When did yelling get such a bad rap, anyway? As far as I’m concerned, yelling has it all over spanking. For one thing, with yelling you don’t even have to be within arm’s reach for it to be effective; on the contrary, the farther away the yell-ee is from the yell-or, the more effective it seems to be. (Nothing says I’m serious like a reprimand delivered from two houses away.) And then there’s the fact that yelling gives you a much broader range of nuances to choose from: from the casual stop riding on the dog yell, to the more strident stop peeing on the dog yell, all the way up to the frantic don’t put that in your mouth–it came out of the dog yell.

In fact, one of the best things about yelling is that you don’t even have to raise your voice to do it: every child knows that the most frightening yell of all is the silent one, the one where your mother simply mouths just you wait at you while she is on the phone.

Of course, to give the authors of the article credit, I’m sure that there are plenty of households out there where the parents don’t really yell at all, just like I am sure that there are plenty where they never watch anything but educational TV, never eat any food that is not triple-certified organic, and never make any decisions without first holding a family meeting. And I’m sure that these families are very, very happy—even if it is in a Stepford kind of way. My question for them, though, is this: what happens when all those poor un-yelled at children finally go and live in the real world? How do they deal with their first boss, their first room-mate—even their first spouse? Do they just dissolve into a puddle of tears at the first raised decibel?

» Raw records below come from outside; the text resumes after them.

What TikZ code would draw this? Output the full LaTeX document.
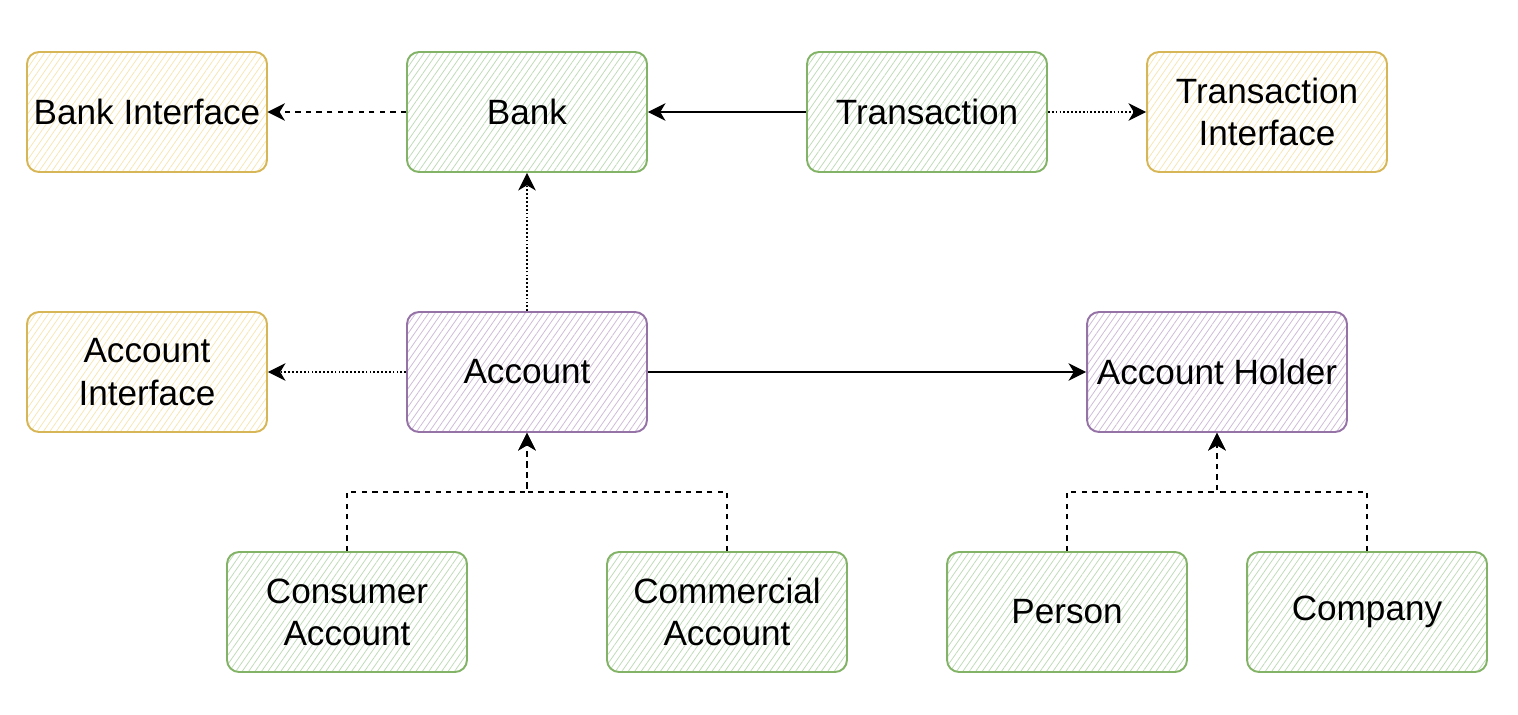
\documentclass[tikz,border=0pt]{standalone}
\usepackage{fontspec}
\setmainfont{Liberation Sans}
\usetikzlibrary{arrows.meta,patterns.meta}
\definecolor{yfill}{HTML}{FFF2CC}
\definecolor{yline}{HTML}{D6B656}
\definecolor{gfill}{HTML}{D5E8D4}
\definecolor{gline}{HTML}{82B366}
\definecolor{pfill}{HTML}{E1D5E7}
\definecolor{pline}{HTML}{9673A6}
\tikzset{
    box/.style={draw, line width=1.1pt, rounded corners=0.24cm, minimum width=4.8cm, minimum height=2.4cm,
        align=center, inner sep=2pt, font=\fontsize{20}{24}\selectfont},
    ifacebox/.style={box, draw=yline, pattern={Lines[angle=55,distance=3pt,line width=0.45pt]}, pattern color=yfill!80!yline},
    classbox/.style={box, draw=gline, pattern={Lines[angle=55,distance=3pt,line width=0.45pt]}, pattern color=gfill!75!gline},
    holderbox/.style={box, draw=pline, pattern={Lines[angle=55,distance=3pt,line width=0.45pt]}, pattern color=pfill!75!pline},
    link/.style={line width=0.75pt, -{Stealth[length=10pt,width=10pt,inset=3pt]}},
    solidlink/.style={link},
    dashlink/.style={link, dash pattern=on 3pt off 3pt},
    dotlink/.style={link, dash pattern=on 1pt off 1.2pt},
}
\begin{document}
\begin{tikzpicture}[x=0.02cm,y=-0.02cm]
    \useasboundingbox (0,0) rectangle (1518,714);
    % top row
    \node [ifacebox] (bankif) at (147,112) {Bank Interface};
    \node [classbox] (bank) at (527,112) {Bank};
    \node [classbox] (trans) at (927,112) {Transaction};
    \node [ifacebox] (transif) at (1267,112) {Transaction\\Interface};
    % middle row
    \node [ifacebox] (acctif) at (147,372) {Account\\Interface};
    \node [holderbox] (acct) at (527,372) {Account};
    \node [holderbox, minimum width=5.2cm] (holder) at (1217,372) {Account Holder};
    % bottom row
    \node [classbox] (consumer) at (347,612) {Consumer\\Account};
    \node [classbox] (commercial) at (727,612) {Commercial\\Account};
    \node [classbox] (person) at (1067,612) {Person};
    \node [classbox] (company) at (1367,612) {Company};
    \coordinate (acctjoin) at (527,492);
    \coordinate (holderjoin) at (1217,492);
    % links
    \draw [dashlink] (bank) -- (bankif);
    \draw [solidlink] (trans) -- (bank);
    \draw [dotlink] (trans) -- (transif);
    \draw [dotlink] (acct) -- (bank);
    \draw [dotlink] (acct) -- (acctif);
    \draw [solidlink] (acct) -- (holder);
    \draw [dashlink] (consumer.north) |- (acctjoin) -- (acct.south);
    \draw [dashlink] (commercial.north) |- (acctjoin) -- (acct.south);
    \draw [dashlink] (person.north) |- (holderjoin) -- (holder.south);
    \draw [dashlink] (company.north) |- (holderjoin) -- (holder.south);
\end{tikzpicture}
\end{document}
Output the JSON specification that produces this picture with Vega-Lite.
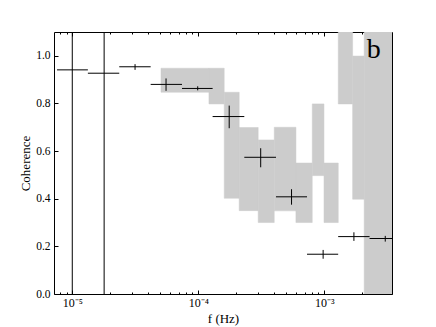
{
  "$schema": "https://vega.github.io/schema/vega-lite/v6.json",
  "width": 338,
  "height": 262,
  "autosize": {"type": "none"},
  "padding": {"left": 54, "top": 32, "right": 44, "bottom": 33},
  "background": "white",
  "config": {
    "font": "Liberation Serif",
    "view": {"stroke": "black", "strokeWidth": 1},
    "axis": {
      "domain": false,
      "grid": false,
      "labelFont": "Liberation Serif",
      "labelFontSize": 11.5,
      "labelColor": "black",
      "titleFont": "Liberation Serif",
      "titleFontSize": 13,
      "titleFontWeight": "normal",
      "titleColor": "black",
      "tickColor": "black",
      "tickWidth": 1
    }
  },
  "datasets": {
    "band": [
      {"f0": 5.06e-5, "f1": 1.216e-4, "lo": 0.847, "hi": 0.948},
      {"f0": 1.216e-4, "f1": 1.607e-4, "lo": 0.798, "hi": 0.948},
      {"f0": 1.607e-4, "f1": 2.113e-4, "lo": 0.402, "hi": 0.847},
      {"f0": 2.113e-4, "f1": 2.99e-4, "lo": 0.350, "hi": 0.699},
      {"f0": 2.99e-4, "f1": 4.01e-4, "lo": 0.300, "hi": 0.647},
      {"f0": 4.01e-4, "f1": 5.96e-4, "lo": 0.349, "hi": 0.700},
      {"f0": 5.96e-4, "f1": 8.03e-4, "lo": 0.300, "hi": 0.550},
      {"f0": 8.03e-4, "f1": 9.95e-4, "lo": 0.497, "hi": 0.798},
      {"f0": 9.95e-4, "f1": 1.292e-3, "lo": 0.300, "hi": 0.550},
      {"f0": 1.292e-3, "f1": 1.68e-3, "lo": 0.798, "hi": 1.5},
      {"f0": 1.68e-3, "f1": 2.075e-3, "lo": 0.398, "hi": 0.999},
      {"f0": 2.075e-3, "f1": 5e-3, "lo": -0.5, "hi": 1.5}
    ],
    "pts": [
      {"x": 1.0e-5, "y": 0.941, "xlo": 7.57e-6, "xhi": 1.33e-5, "ylo": -0.5, "yhi": 2},
      {"x": 1.79e-5, "y": 0.927, "xlo": 1.33e-5, "xhi": 2.36e-5, "ylo": -0.5, "yhi": 2},
      {"x": 3.15e-5, "y": 0.954, "xlo": 2.36e-5, "xhi": 4.19e-5, "ylo": 0.941, "yhi": 0.965},
      {"x": 5.55e-5, "y": 0.880, "xlo": 4.19e-5, "xhi": 7.43e-5, "ylo": 0.853, "yhi": 0.905},
      {"x": 9.9e-5, "y": 0.863, "xlo": 7.43e-5, "xhi": 1.30e-4, "ylo": 0.855, "yhi": 0.872},
      {"x": 1.76e-4, "y": 0.745, "xlo": 1.30e-4, "xhi": 2.32e-4, "ylo": 0.696, "yhi": 0.791},
      {"x": 3.13e-4, "y": 0.574, "xlo": 2.32e-4, "xhi": 4.14e-4, "ylo": 0.532, "yhi": 0.612},
      {"x": 5.5e-4, "y": 0.408, "xlo": 4.14e-4, "xhi": 7.30e-4, "ylo": 0.375, "yhi": 0.440},
      {"x": 9.8e-4, "y": 0.167, "xlo": 7.30e-4, "xhi": 1.29e-3, "ylo": 0.148, "yhi": 0.185},
      {"x": 1.72e-3, "y": 0.241, "xlo": 1.29e-3, "xhi": 2.29e-3, "ylo": 0.223, "yhi": 0.259},
      {"x": 3.05e-3, "y": 0.233, "xlo": 2.29e-3, "xhi": 4.07e-3, "ylo": 0.220, "yhi": 0.244}
    ],
    "label": [
      {"f": 2.17e-3, "v": 0.99, "t": "b"}
    ]
  },
  "layer": [
    {
      "data": {"name": "band"},
      "mark": {"type": "rect", "fill": "#cccccc", "stroke": "#cccccc", "strokeWidth": 0.5, "clip": true},
      "encoding": {
        "x": {
          "field": "f0", "type": "quantitative",
          "scale": {"type": "log", "domain": [7.16e-6, 3.45e-3], "nice": false},
          "title": "f (Hz)",
          "axis": {
            "orient": "bottom",
            "values": [8e-6, 9e-6, 1e-5, 2e-5, 3e-5, 4e-5, 5e-5, 6e-5, 7e-5, 8e-5, 9e-5, 1e-4, 2e-4, 3e-4, 4e-4, 5e-4, 6e-4, 7e-4, 8e-4, 9e-4, 1e-3, 2e-3, 3e-3],
            "labelExpr": "datum.value == 0.00001 ? '10⁻⁵' : datum.value == 0.0001 ? '10⁻⁴' : datum.value == 0.001 ? '10⁻³' : ''",
            "labelFontSize": 12,
            "tickSize": {"condition": {"test": "datum.value == 0.00001 || datum.value == 0.0001 || datum.value == 0.001", "value": -4}, "value": -2},
            "labelPadding": 7,
            "labelFlush": false,
            "labelOverlap": false,
            "titlePadding": 2
          }
        },
        "x2": {"field": "f1"},
        "y": {
          "field": "lo", "type": "quantitative",
          "scale": {"domain": [0, 1.1], "nice": false, "zero": false},
          "title": "Coherence",
          "axis": {
            "orient": "left",
            "values": [0, 0.2, 0.4, 0.6, 0.8, 1.0],
            "format": ".1f",
            "tickSize": -4,
            "labelPadding": 8,
            "titlePadding": 3
          }
        },
        "y2": {"field": "hi"}
      }
    },
    {
      "data": {"name": "pts"},
      "mark": {"type": "rule", "color": "black", "strokeWidth": 1, "clip": true},
      "encoding": {
        "x": {
          "field": "xlo", "type": "quantitative",
          "scale": {"type": "log", "domain": [7.16e-6, 3.45e-3], "nice": false},
          "axis": {
            "orient": "top",
            "title": null,
            "labels": false,
            "values": [8e-6, 9e-6, 1e-5, 2e-5, 3e-5, 4e-5, 5e-5, 6e-5, 7e-5, 8e-5, 9e-5, 1e-4, 2e-4, 3e-4, 4e-4, 5e-4, 6e-4, 7e-4, 8e-4, 9e-4, 1e-3, 2e-3, 3e-3],
            "tickSize": {"condition": {"test": "datum.value == 0.00001 || datum.value == 0.0001 || datum.value == 0.001", "value": -4}, "value": -2}
          }
        },
        "x2": {"field": "xhi"},
        "y": {
          "field": "y", "type": "quantitative",
          "scale": {"domain": [0, 1.1], "nice": false, "zero": false},
          "axis": {
            "orient": "right",
            "title": null,
            "labels": false,
            "values": [0, 0.2, 0.4, 0.6, 0.8, 1.0],
            "tickSize": -4
          }
        }
      }
    },
    {
      "data": {"name": "pts"},
      "mark": {"type": "rule", "color": "black", "strokeWidth": 1, "clip": true},
      "encoding": {
        "x": {
          "field": "x", "type": "quantitative",
          "scale": {"type": "log", "domain": [7.16e-6, 3.45e-3], "nice": false},
          "axis": null
        },
        "y": {
          "field": "ylo", "type": "quantitative",
          "scale": {"domain": [0, 1.1], "nice": false, "zero": false},
          "axis": null
        },
        "y2": {"field": "yhi"}
      }
    },
    {
      "data": {"name": "label"},
      "mark": {"type": "text", "align": "left", "baseline": "alphabetic", "fontSize": 28, "font": "Liberation Serif", "color": "black"},
      "encoding": {
        "x": {
          "field": "f", "type": "quantitative",
          "scale": {"type": "log", "domain": [7.16e-6, 3.45e-3], "nice": false},
          "axis": null
        },
        "y": {
          "field": "v", "type": "quantitative",
          "scale": {"domain": [0, 1.1], "nice": false, "zero": false},
          "axis": null
        },
        "text": {"field": "t"}
      }
    }
  ],
  "resolve": {"axis": {"x": "independent", "y": "independent"}}
}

At least with my children I know that whatever unreasonable boss, psycho room-mate, or Jerry Springer-worthy spouse the world throws at them, they’ll be O.K. Even now, at the tender ages of four and eight, they could probably go to a PETA convention wearing full-length fur coats and emerge completely unscathed. Heck, they could probably wear PETA t-shirts to a cockfight and be none the worse for wear.

Now if only I could find a way to make them immune to siblings and steak knives they’d be set for life.